AMEN, PROCHE DE GUILLAUMES, LE VILLAGE DES CHERCHEURS D’OR

VAL D'ENTRAUNES SEPTEMBRE 2006 AMEN.JPG

Amen (prononcer Amé) est un de ces hameaux perdus où se confondent l’histoire et la légende. Il faut dire que le site est propice. Ce village aujourd’hui désert est accroché sur le bord d’un val creusé par un torrent, qui s’engouffre dans une clue impressionnante, pour plonger dans les fantastiques gorges rouges de Daluis.

 De nos jours, pour atteindre ce lieu isolé il faut grimper à pied pendant plus d’une heure, depuis le pont des Roberts, qui enjambe le Var au sud de Guillaumes. C’est en suivant cet étroit sentier muletier, qui contourne depuis toujours les « chalanches », ces versants chaotiques à pic sur le fleuve, que le voyageur parvenait à Nice. Ce chemin est resté l’unique débouché de la haute vallée du Var, avant que ne soit creusée la route carrossable tranchée à travers les gorges.

 Parvenu au village, bien exposé au midi, sur un coteau abrité, vous découvrirez quelques masures groupées autour d’une modeste église, seule construction encore épargnée par la destruction avide des « récupérateurs » de matériaux les plus divers. Les toits ont été démontés et emportés, laissant apparaître le squelette des poutres faîtières, offrant l’intérieur des bâtisses aux outrages du temps qui y favorisent les orties et les ronces. L’école est encore identifiable, proche d’une solide demeure de deux étages.

 Le dernier habitant a fait ses bagages pour rejoindre le chef-lieu (Guillaumes) au lendemain de la seconde guerre mondiale.

 Jusque là, un curé et un instituteur veillaient sur le destin d’une population voisine d’une centaine d’âmes.

 Placé à l’écart du passage traditionnel des caravanes muletières depuis la fin du siècle, Amen, jadis florissant, va progressivement se vider avec un temps fort lors de la saignée de la grande guerre.

Aujourd’hui et à la belle saison, un berger et quelques brebis peuplent encore les ruelles séparant les maisons abandonnées. S’y ajoutent parfois des amateurs de canyoning, sport à la mode, venus là pour « descendre » la clue voisine. Mais derrière ce décor classique, d’un hameau victime de l’oubli des hommes attirés par les fascinantes lumières de la ville, se cache la mythique période de la recherche de l’or, à laquelle furent mêlés ses habitants.

 L’or a toujours fasciné les hommes et les traces de sa recherche sont encore visibles ça et là dans le sol des Alpes-Maritimes.

Mais un lieu particulier a toujours attiré et retenu les prospecteurs, il s’agit du vallon d’Amen qui rejoint les gorges de Daluis par une effroyable clue.
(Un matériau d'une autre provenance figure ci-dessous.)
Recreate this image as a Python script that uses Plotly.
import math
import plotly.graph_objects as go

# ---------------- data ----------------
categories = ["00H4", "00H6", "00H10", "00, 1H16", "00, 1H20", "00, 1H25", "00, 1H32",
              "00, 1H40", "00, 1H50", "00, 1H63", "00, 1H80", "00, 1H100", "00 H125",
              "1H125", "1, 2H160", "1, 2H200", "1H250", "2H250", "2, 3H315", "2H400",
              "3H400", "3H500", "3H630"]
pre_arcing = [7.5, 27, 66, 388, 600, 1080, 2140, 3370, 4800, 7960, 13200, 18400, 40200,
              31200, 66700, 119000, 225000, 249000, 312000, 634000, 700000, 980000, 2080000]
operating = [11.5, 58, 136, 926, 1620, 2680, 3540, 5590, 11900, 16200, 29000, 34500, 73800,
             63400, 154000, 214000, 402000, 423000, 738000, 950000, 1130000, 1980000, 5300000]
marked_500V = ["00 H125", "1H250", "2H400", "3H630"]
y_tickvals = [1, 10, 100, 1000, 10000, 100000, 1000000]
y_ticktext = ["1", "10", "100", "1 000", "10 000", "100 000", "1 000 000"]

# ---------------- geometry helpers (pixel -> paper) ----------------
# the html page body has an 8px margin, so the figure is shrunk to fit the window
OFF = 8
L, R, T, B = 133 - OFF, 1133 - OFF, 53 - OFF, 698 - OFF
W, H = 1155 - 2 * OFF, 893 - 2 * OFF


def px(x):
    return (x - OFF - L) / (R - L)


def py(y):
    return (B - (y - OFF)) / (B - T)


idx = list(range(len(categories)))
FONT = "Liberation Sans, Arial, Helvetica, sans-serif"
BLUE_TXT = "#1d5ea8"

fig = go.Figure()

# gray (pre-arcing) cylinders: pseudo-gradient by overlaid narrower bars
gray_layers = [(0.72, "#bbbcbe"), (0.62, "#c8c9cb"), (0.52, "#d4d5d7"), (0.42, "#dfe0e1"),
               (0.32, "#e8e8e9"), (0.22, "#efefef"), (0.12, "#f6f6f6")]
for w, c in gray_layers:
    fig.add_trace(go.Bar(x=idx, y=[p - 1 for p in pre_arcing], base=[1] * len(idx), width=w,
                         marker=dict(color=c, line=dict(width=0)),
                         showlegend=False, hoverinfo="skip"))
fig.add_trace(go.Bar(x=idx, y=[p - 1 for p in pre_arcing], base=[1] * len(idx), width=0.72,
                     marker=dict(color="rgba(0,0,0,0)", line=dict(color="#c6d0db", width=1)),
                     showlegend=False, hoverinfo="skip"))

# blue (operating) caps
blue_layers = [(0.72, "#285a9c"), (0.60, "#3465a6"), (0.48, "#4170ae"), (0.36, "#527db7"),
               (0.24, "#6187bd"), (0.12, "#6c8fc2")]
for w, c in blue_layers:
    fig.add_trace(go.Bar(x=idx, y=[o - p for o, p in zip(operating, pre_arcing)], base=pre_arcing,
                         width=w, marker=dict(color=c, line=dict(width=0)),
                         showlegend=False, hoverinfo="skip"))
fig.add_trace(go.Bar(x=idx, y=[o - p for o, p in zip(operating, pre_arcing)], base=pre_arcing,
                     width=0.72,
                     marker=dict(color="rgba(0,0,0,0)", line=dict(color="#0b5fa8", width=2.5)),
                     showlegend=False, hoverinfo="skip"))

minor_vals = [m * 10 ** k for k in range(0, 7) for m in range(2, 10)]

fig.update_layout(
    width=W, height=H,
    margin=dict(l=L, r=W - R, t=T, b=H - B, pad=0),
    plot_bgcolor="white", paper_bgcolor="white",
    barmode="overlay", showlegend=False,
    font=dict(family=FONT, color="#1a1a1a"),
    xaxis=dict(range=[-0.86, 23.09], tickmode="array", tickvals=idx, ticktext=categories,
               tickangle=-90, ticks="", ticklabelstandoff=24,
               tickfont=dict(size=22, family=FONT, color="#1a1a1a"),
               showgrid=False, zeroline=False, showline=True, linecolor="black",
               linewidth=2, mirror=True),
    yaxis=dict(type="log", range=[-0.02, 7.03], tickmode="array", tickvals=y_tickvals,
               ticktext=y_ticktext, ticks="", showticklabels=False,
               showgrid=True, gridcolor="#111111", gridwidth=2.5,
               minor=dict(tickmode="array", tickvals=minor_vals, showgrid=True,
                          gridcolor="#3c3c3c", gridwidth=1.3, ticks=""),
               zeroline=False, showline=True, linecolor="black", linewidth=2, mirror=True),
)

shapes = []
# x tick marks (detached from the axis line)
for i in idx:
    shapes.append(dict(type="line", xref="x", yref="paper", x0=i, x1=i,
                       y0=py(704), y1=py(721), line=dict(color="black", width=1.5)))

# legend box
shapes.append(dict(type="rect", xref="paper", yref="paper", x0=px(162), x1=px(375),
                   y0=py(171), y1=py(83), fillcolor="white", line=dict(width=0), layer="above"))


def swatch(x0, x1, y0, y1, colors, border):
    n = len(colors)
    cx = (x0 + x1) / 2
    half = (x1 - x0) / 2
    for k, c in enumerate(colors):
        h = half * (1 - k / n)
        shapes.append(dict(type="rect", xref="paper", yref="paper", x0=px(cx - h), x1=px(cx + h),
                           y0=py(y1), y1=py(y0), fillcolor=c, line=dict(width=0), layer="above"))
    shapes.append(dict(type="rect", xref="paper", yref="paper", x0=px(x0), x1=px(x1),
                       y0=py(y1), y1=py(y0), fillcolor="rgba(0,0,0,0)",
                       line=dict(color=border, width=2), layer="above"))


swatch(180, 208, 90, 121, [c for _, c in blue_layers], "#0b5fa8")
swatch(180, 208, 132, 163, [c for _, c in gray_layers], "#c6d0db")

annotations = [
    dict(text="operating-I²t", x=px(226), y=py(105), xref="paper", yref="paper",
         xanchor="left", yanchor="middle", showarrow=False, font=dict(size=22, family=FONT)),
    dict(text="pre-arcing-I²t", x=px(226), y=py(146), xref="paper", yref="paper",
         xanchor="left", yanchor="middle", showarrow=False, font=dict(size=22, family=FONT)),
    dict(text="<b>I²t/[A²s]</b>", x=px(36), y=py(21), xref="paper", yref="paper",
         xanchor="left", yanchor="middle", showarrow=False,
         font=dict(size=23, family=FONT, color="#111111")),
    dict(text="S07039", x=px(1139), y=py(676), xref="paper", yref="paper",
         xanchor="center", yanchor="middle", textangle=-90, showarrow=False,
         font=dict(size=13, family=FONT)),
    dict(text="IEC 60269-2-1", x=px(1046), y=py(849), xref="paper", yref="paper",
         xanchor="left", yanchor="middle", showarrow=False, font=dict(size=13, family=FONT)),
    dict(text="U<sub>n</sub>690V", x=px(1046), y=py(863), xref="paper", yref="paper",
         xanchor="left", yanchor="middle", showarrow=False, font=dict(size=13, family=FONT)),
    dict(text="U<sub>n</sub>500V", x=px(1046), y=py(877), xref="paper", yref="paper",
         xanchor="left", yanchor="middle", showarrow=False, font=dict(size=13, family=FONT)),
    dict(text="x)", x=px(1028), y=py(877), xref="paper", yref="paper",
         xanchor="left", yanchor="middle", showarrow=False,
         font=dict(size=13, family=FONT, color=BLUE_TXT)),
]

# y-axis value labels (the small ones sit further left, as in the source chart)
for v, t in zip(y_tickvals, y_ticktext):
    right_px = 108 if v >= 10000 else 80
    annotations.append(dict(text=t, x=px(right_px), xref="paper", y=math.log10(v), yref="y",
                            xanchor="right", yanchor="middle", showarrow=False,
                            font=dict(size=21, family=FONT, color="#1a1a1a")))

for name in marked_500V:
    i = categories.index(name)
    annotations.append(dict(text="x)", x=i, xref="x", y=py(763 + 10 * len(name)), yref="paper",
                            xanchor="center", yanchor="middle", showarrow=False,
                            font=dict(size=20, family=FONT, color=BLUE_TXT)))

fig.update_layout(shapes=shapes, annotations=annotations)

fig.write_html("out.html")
Entaille tranchée dans le schiste rouge du permien, sur la zone de contact des couches du sol primaire et secondaire (permowerfenien), cette zone offre toutes les garanties géologiques de succès.

Si vous parcourez ce vallon, vous apercevrez parfois au détour d’une piste, dans une falaise abrupte, une cavité béante, obscure, que l’on pourrait prendre pour une grotte naturelle. Mais l’œil averti distingue la marque de l’homme dans le paysage : cabanes en ruines, grands éboulis de déblais qui dévalent la pente et dont la couleur plus vive ne s’est pas encore confondue avec celle de l’environnement.

Des hommes ont donc creusé là, dans des souterrains qui nous inspirent aujourd’hui méfiance et répulsion, mais vers quels objectifs ?

La tradition dit qu’il y avait une mine d’or à Amen, les habitants auraient abandonné leur village pour acquérir (avec quels moyens ?) de superbes exploitations agricoles en Provence. Les géologues prudents n’indiquent que la possibilité de découvrir du cuivre. Les plus audacieux admettent pourtant qu’on ait pu y exploiter un filon de pyrite aurifère. D’autre part, des galeries ont été forées dans la falaise surplombant vertigineusement les gorges sur la rive gauche du Var, et le seul attrait du cuivre, même à l’état natif, n’explique pas ces tentatives désespérées. Seule l’attirance aveugle, déclenchée par la soif de l’or, permet de concevoir qu’un homme puisse se suspendre par un filin à 80m au-dessus du vide, pour creuser au pic un boyau dans la roche.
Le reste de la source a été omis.